D. Crippling skeletal fluorosis is the only adverse health
effect accepted by EPA, and the only one it considered in setting
the MCL of 4 mg/l. According to EPA, this effect occurs when
an individual is exposed to more than 20 mg/day for 20 years
or more. EPA, however, cannot document the rationale for selecting
this effect level in accordance with accepted regulatory procedures.

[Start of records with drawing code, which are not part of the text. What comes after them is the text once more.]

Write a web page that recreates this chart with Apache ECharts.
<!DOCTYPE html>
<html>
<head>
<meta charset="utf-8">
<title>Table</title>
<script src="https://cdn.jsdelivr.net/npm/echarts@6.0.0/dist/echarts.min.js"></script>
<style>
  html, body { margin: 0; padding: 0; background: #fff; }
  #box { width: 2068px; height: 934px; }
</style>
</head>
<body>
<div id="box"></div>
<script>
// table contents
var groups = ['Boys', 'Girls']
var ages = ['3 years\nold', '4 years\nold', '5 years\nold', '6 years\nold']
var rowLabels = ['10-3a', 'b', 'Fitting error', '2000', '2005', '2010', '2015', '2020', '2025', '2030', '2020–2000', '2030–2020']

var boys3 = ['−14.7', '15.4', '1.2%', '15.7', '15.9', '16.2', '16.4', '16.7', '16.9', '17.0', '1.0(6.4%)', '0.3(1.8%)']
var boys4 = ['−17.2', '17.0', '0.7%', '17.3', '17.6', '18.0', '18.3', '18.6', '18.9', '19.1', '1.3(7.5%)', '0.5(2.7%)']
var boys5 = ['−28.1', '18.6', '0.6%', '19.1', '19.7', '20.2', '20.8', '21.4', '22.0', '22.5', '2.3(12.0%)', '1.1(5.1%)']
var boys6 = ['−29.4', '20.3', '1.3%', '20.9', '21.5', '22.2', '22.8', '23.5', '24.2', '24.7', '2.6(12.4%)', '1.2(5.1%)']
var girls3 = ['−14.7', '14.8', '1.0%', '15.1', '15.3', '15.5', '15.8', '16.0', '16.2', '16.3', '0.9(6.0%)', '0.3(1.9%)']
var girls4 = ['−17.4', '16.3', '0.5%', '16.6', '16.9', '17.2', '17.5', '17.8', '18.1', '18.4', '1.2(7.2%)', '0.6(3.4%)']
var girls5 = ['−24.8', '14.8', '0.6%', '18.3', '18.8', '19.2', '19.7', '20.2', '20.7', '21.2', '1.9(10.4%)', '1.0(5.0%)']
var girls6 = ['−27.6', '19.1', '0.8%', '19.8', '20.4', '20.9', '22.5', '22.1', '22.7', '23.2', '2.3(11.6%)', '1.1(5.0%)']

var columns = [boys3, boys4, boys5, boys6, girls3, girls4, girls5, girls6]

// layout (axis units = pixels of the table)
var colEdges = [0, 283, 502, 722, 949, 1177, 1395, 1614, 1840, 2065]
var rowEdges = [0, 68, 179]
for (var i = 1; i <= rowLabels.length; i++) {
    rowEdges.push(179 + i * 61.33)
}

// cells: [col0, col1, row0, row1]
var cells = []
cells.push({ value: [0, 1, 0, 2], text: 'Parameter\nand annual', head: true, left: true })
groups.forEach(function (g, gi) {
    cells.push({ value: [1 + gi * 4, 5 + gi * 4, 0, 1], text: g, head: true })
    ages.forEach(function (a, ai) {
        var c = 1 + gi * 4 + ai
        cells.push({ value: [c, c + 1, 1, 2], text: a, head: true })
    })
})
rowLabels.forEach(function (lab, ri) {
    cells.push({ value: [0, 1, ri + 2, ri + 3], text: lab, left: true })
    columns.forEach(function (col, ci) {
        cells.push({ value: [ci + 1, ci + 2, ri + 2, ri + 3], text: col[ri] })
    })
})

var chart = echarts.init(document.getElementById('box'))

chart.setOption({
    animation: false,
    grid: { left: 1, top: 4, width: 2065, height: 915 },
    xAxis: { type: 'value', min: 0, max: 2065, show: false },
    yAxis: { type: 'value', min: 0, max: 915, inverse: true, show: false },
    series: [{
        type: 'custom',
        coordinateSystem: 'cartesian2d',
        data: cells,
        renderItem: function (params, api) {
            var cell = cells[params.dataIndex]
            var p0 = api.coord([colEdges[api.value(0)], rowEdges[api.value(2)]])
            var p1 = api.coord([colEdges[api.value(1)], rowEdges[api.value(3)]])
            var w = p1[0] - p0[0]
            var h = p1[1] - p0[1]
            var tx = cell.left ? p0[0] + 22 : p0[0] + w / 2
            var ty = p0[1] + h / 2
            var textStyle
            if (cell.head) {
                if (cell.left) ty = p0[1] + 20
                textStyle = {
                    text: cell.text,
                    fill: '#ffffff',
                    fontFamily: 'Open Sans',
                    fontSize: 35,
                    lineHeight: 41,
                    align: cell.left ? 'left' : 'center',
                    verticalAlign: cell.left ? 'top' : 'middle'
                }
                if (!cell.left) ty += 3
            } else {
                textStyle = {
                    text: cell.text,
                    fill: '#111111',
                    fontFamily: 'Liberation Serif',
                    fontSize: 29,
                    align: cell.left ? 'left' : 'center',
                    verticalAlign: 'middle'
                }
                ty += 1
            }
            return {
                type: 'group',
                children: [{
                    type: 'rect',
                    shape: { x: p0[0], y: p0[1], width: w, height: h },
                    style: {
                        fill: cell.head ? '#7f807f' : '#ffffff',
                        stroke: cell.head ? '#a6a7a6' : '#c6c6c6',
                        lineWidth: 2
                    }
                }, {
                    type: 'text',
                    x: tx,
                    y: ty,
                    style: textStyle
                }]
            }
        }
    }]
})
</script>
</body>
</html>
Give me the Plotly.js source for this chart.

In fact, the government does not know what level of fluoride
in water can cause crippling skeletal fluorosis. Thus, its 4
mg/l standard has no scientific basis.
E. In violation of standards of scientific conduct requiring
that the MCL protect all citizens, EPA set a level that will
cause crippling skeletal fluorosis in 20 years for about 1%
of the population, according to its own stated toxic dose of
20 mg/day, and its own data showing 1% of the population drinks
more than 5.5 l/day.
F. In further violation of professional ethics, it can also
be demonstrated that EPA did not consider, in deriving its standard,
arthritic pains - the earliest sign of crippling skeletal fluorosis,
and did not derive a safe dose for this effect. Thus, while
recommending the addition of fluoride to drinking water, the
government does not know the lowest effect level for this stage
of the disease. There was evidence available to EPA in 1985,
which it ignored, that exposure to fluoride at 1 mg/l in drinking
water over a long period of time calcifies ligaments and tendons
causing arthritic pains, and may be responsible for the alarming
increase in cases of repetitive stress injury.
G. It is clear that fluoride is mutagenic, and that it may
well cause cancer, although both are continuously denied by
the government. Buried in the report of the National Toxicology
Program study on the effects of fluoride in rats and mice were
the results of a battery of four genetic toxicology studies
showing fluoride to be a mutagen. Three studies were positive
for mutagenicity and one was negative. The negative study was
invalid based on testimony of the originator of the test itself,
Dr. Bruce Ames.
15. It is my best judgment, reached with a high degree of scientific
certainty, that fluoridation presents unacceptable risks to public
health, and that the government cannot prove its claims of safety.